The strengths of this study are the prospective nature of case collection and completion of follow-up questionnaires, allowing for false positives to be identified. It is important to take into account the potential for underreporting, bias or loss of data that results from the nature of the BOSU reporting system. Given the rarity of ocular TB there is inevitable low numbers of patients resulting in difficulty in establishing statistically significant correlations between variables.

In summary, ocular TB is a rare ocular presentation of a significant systemic infection. The UK incidence has been estimated at 0.73 per million per annum. Increasing recognition of high-risk groups such immigrants from endemic regions and accessibility to gamma-interferon testing should enable earlier detection of this condition. Treatment with quadruple ATT treatment regimens for at least 6 months shows good clinical outcomes. It is still unclear whether steroid use in these patients is beneficial.
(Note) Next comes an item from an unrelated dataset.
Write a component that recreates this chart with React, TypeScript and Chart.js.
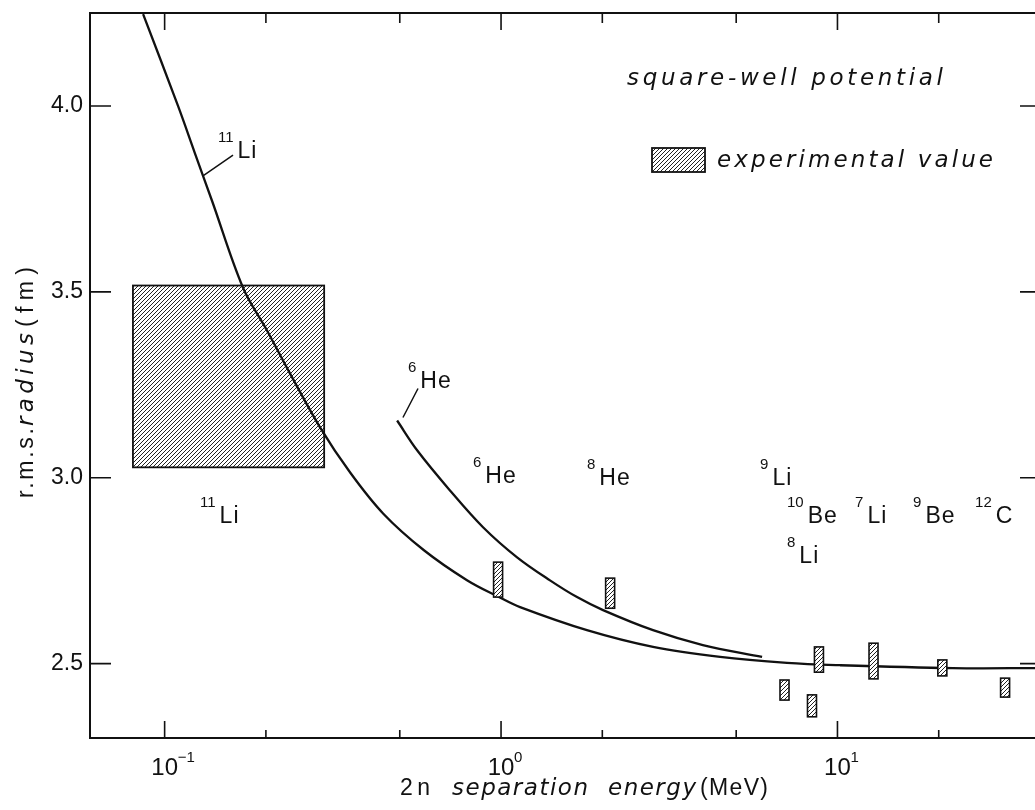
import React, { useEffect, useRef } from "react";
import { Chart, registerables } from "chart.js";

Chart.register(...registerables);

// ---------------- data ----------------
// 11Li square-well curve (2n separation energy in MeV, r.m.s. radius in fm)
const li11CurveX = [0.0863, 0.1096, 0.1229, 0.1383, 0.171, 0.2015, 0.236, 0.29, 0.356, 0.446, 0.59, 0.792, 0.986, 1.139, 1.8, 2.83, 4.48, 7.08, 9.97, 22.0, 40];
const li11CurveY = [4.247, 4.0, 3.874, 3.745, 3.511, 3.396, 3.28, 3.135, 3.014, 2.904, 2.805, 2.7245, 2.679, 2.652, 2.59, 2.545, 2.518, 2.502, 2.496, 2.488, 2.488];

// 6He square-well curve
const he6CurveX = [0.491, 0.563, 0.705, 0.884, 1.116, 1.398, 1.682, 2.01, 2.83, 3.98, 5.97];
const he6CurveY = [3.154, 3.074, 2.966, 2.867, 2.786, 2.724, 2.679, 2.644, 2.59, 2.55, 2.518];

// 11Li experimental value (large box)
const li11BoxX = [0.0805, 0.298];
const li11BoxY = [3.028, 3.517];

// other experimental values (small boxes): S2n and radius range
const expX = [0.98, 2.11, 6.96, 8.4, 8.81, 12.8, 20.5, 31.5];
const expLow = [2.679, 2.649, 2.402, 2.357, 2.477, 2.459, 2.467, 2.41];
const expHigh = [2.773, 2.73, 2.456, 2.416, 2.545, 2.555, 2.51, 2.461];

// isotope labels (anchored in data coordinates)
const labelSup = ["11", "11", "6", "6", "8", "9", "10", "7", "9", "12", "8"];
const labelMain = ["Li", "Li", "He", "He", "He", "Li", "Be", "Li", "Be", "C", "Li"];
const labelX = [0.1441, 0.1274, 0.529, 0.8253, 1.801, 5.887, 7.08, 11.28, 16.78, 25.65, 7.08];
const labelY = [3.86, 2.8776, 3.2427, 2.985, 2.98, 2.98, 2.8776, 2.8776, 2.8776, 2.8776, 2.77];

// leader lines from curves to their labels
const leaderX0 = [0.13, 0.511];
const leaderY0 = [3.812, 3.162];
const leaderX1 = [0.1597, 0.5665];
const leaderY1 = [3.868, 3.24];

// axes
const xMin = 0.06;
const xMax = 40;
const yMin = 2.3;
const yMax = 4.25;
const xMajorTicks = [0.1, 1, 10];
const xMajorExp = ["\u22121", "0", "1"];
const xMinorTicks = [0.2, 0.5, 2, 5, 20];
const yTicks = [2.5, 3.0, 3.5, 4.0];
const yTickLabels = ["2.5", "3.0", "3.5", "4.0"];

const noteText = "square-well potential";
const legendText = "experimental value";

// ---------------- drawing helpers ----------------
const INK = "#111";
const SANS = '"Liberation Sans", Arial, sans-serif';
const ITAL = '"DejaVu Sans", sans-serif';

function fillFit(ctx: CanvasRenderingContext2D, text: string, x: number, y: number, width: number) {
  const c: any = ctx;
  c.letterSpacing = "0px";
  const w = ctx.measureText(text).width;
  const n = [...text].length;
  const ls = n > 1 ? (width - w) / (n - 1) : 0;
  c.letterSpacing = ls + "px";
  ctx.fillText(text, x, y);
  c.letterSpacing = "0px";
}

function makeHatch(ctx: CanvasRenderingContext2D) {
  const pc = document.createElement("canvas");
  const s = 4;
  pc.width = s;
  pc.height = s;
  const p = pc.getContext("2d")!;
  p.fillStyle = "#fff";
  p.fillRect(0, 0, s, s);
  p.strokeStyle = "#222";
  p.lineWidth = 1;
  p.beginPath();
  p.moveTo(-1, s + 1);
  p.lineTo(s + 1, -1);
  p.moveTo(-1, 1);
  p.lineTo(1, -1);
  p.moveTo(s - 1, s + 1);
  p.lineTo(s + 1, s - 1);
  p.stroke();
  return ctx.createPattern(pc, "repeat")!;
}

const boxesBehind = {
  id: "boxesBehind",
  beforeDatasetsDraw(chart: any) {
    const ctx: CanvasRenderingContext2D = chart.ctx;
    const xs = chart.scales.x;
    const ys = chart.scales.y;
    const x0 = xs.getPixelForValue(li11BoxX[0]);
    const x1 = xs.getPixelForValue(li11BoxX[1]);
    const y0 = ys.getPixelForValue(li11BoxY[1]);
    const y1 = ys.getPixelForValue(li11BoxY[0]);
    ctx.save();
    ctx.fillStyle = makeHatch(ctx);
    ctx.fillRect(x0, y0, x1 - x0, y1 - y0);
    ctx.strokeStyle = INK;
    ctx.lineWidth = 1.8;
    ctx.strokeRect(x0, y0, x1 - x0, y1 - y0);
    ctx.restore();
  },
};

const decorations = {
  id: "decorations",
  afterDatasetsDraw(chart: any) {
    const ctx: CanvasRenderingContext2D = chart.ctx;
    const xs = chart.scales.x;
    const ys = chart.scales.y;
    const { left, right, top, bottom } = chart.chartArea;
    const hatch = makeHatch(ctx);
    ctx.save();

    // small experimental boxes
    const halfW = 4.5;
    for (let i = 0; i < expX.length; i++) {
      const cx = xs.getPixelForValue(expX[i]);
      const y0 = ys.getPixelForValue(expHigh[i]);
      const y1 = ys.getPixelForValue(expLow[i]);
      ctx.fillStyle = hatch;
      ctx.fillRect(cx - halfW, y0, halfW * 2, y1 - y0);
      ctx.strokeStyle = INK;
      ctx.lineWidth = 1.6;
      ctx.strokeRect(cx - halfW, y0, halfW * 2, y1 - y0);
    }

    // frame
    ctx.strokeStyle = INK;
    ctx.lineWidth = 2;
    ctx.strokeRect(left, top, right - left, bottom - top);

    // x ticks (inward, bottom & top)
    ctx.lineWidth = 1.6;
    ctx.beginPath();
    for (const v of xMajorTicks) {
      const px = xs.getPixelForValue(v);
      ctx.moveTo(px, bottom);
      ctx.lineTo(px, bottom - 17);
      ctx.moveTo(px, top);
      ctx.lineTo(px, top + 17);
    }
    for (const v of xMinorTicks) {
      const px = xs.getPixelForValue(v);
      ctx.moveTo(px, bottom);
      ctx.lineTo(px, bottom - 8);
      ctx.moveTo(px, top);
      ctx.lineTo(px, top + 10);
    }
    // y ticks (inward, left & right)
    for (const v of yTicks) {
      const py = ys.getPixelForValue(v);
      ctx.moveTo(left, py);
      ctx.lineTo(left + 21, py);
      ctx.moveTo(right, py);
      ctx.lineTo(right - 20, py);
    }
    ctx.stroke();

    ctx.fillStyle = INK;
    // y tick labels
    ctx.font = "23px " + SANS;
    ctx.textAlign = "right";
    ctx.textBaseline = "middle";
    yTicks.forEach((v, i) => {
      ctx.fillText(yTickLabels[i], left - 7, ys.getPixelForValue(v));
    });

    // x tick labels 10^n
    ctx.textBaseline = "alphabetic";
    xMajorTicks.forEach((v, i) => {
      const px = xs.getPixelForValue(v);
      ctx.font = "24px " + SANS;
      ctx.textAlign = "center";
      ctx.fillText("10", px, bottom + 37);
      ctx.font = "15px " + SANS;
      ctx.textAlign = "left";
      ctx.fillText(xMajorExp[i], px + 13, bottom + 24);
    });

    // isotope labels
    ctx.textAlign = "left";
    const c: any = ctx;
    for (let i = 0; i < labelSup.length; i++) {
      const px = xs.getPixelForValue(labelX[i]);
      const py = ys.getPixelForValue(labelY[i]);
      ctx.font = "15px " + SANS;
      ctx.fillText(labelSup[i], px, py - 16);
      const sw = ctx.measureText(labelSup[i]).width;
      ctx.font = "23px " + SANS;
      c.letterSpacing = "1px";
      ctx.fillText(labelMain[i], px + sw + 4, py);
      c.letterSpacing = "0px";
    }

    // leader lines
    ctx.lineWidth = 1.5;
    ctx.beginPath();
    for (let i = 0; i < leaderX0.length; i++) {
      ctx.moveTo(xs.getPixelForValue(leaderX0[i]), ys.getPixelForValue(leaderY0[i]));
      ctx.lineTo(xs.getPixelForValue(leaderX1[i]), ys.getPixelForValue(leaderY1[i]));
    }
    ctx.stroke();

    // annotation and legend
    ctx.font = "italic 23px " + ITAL;
    fillFit(ctx, noteText, left + 537, top + 72, 316);
    const lx = left + 562;
    const ly = top + 135;
    ctx.fillStyle = hatch;
    ctx.fillRect(lx, ly, 53, 24);
    ctx.strokeStyle = INK;
    ctx.lineWidth = 1.8;
    ctx.strokeRect(lx, ly, 53, 24);
    ctx.fillStyle = INK;
    ctx.font = "italic 23px " + ITAL;
    fillFit(ctx, legendText, left + 627, top + 154, 276);

    // x axis title
    const tb = bottom + 57;
    ctx.font = "23px " + SANS;
    fillFit(ctx, "2n", 400, tb, 30);
    ctx.font = "italic 23px " + ITAL;
    fillFit(ctx, "separation", 452, tb, 136);
    fillFit(ctx, "energy", 608, tb, 88);
    ctx.font = "23px " + SANS;
    fillFit(ctx, "(MeV)", 700, tb, 68);

    // y axis title (rotated)
    ctx.save();
    ctx.translate(33, 498);
    ctx.rotate(-Math.PI / 2);
    ctx.font = "23px " + SANS;
    fillFit(ctx, "r.m.s.", 0, 0, 70);
    ctx.font = "italic 23px " + ITAL;
    fillFit(ctx, "radius", 72, 0, 93);
    ctx.font = "23px " + SANS;
    fillFit(ctx, "(fm)", 171, 0, 60);
    ctx.restore();

    ctx.restore();
  },
};

export default function App() {
  const ref = useRef<HTMLCanvasElement | null>(null);

  useEffect(() => {
    if (!ref.current) return;
    const toPts = (xs: number[], ys: number[]) => xs.map((x, i) => ({ x, y: ys[i] }));
    const chart = new Chart(ref.current, {
      type: "scatter",
      data: {
        datasets: [
          {
            label: "11Li",
            data: toPts(li11CurveX, li11CurveY),
            showLine: true,
            borderColor: INK,
            borderWidth: 2.3,
            pointRadius: 0,
            tension: 0.35,
          },
          {
            label: "6He",
            data: toPts(he6CurveX, he6CurveY),
            showLine: true,
            borderColor: INK,
            borderWidth: 2.3,
            pointRadius: 0,
            tension: 0.35,
          },
        ],
      },
      options: {
        animation: false,
        responsive: false,
        layout: { padding: { left: 90, top: 13, right: 10, bottom: 72 } },
        plugins: { legend: { display: false }, tooltip: { enabled: false } },
        scales: {
          x: {
            type: "logarithmic",
            min: xMin,
            max: xMax,
            grid: { display: false, drawTicks: false },
            ticks: { display: false },
            border: { display: false },
          },
          y: {
            type: "linear",
            min: yMin,
            max: yMax,
            grid: { display: false, drawTicks: false },
            ticks: { display: false },
            border: { display: false },
          },
        },
      },
      plugins: [boxesBehind, decorations],
    } as any);
    return () => chart.destroy();
  }, []);

  return (
    <div
      style={{
        position: "fixed",
        left: 0,
        top: 0,
        width: 1035,
        height: 810,
        overflow: "hidden",
        background: "#fff",
      }}
    >
      <canvas ref={ref} width={1050} height={810} style={{ display: "block", width: 1050, height: 810 }} />
    </div>
  );
}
Further large studies with longer follow-up would be warranted to answer these questions.

Summary

What was known before

  • Ocular tuberculosis is a rare cause of uveitis.

  • There is no consensus on how best to treat this condition.

What this study adds

  • Incidence of ocular tuberculosis for the United Kingdom is 0.73 per million population per annum.

  • A risk factor for ocular TB is immigrant status with the origin of birth for 71% of the patients being a non-UK country.

  • Eighty-three of patients had complete resolution of symptoms at 12 months follow-up.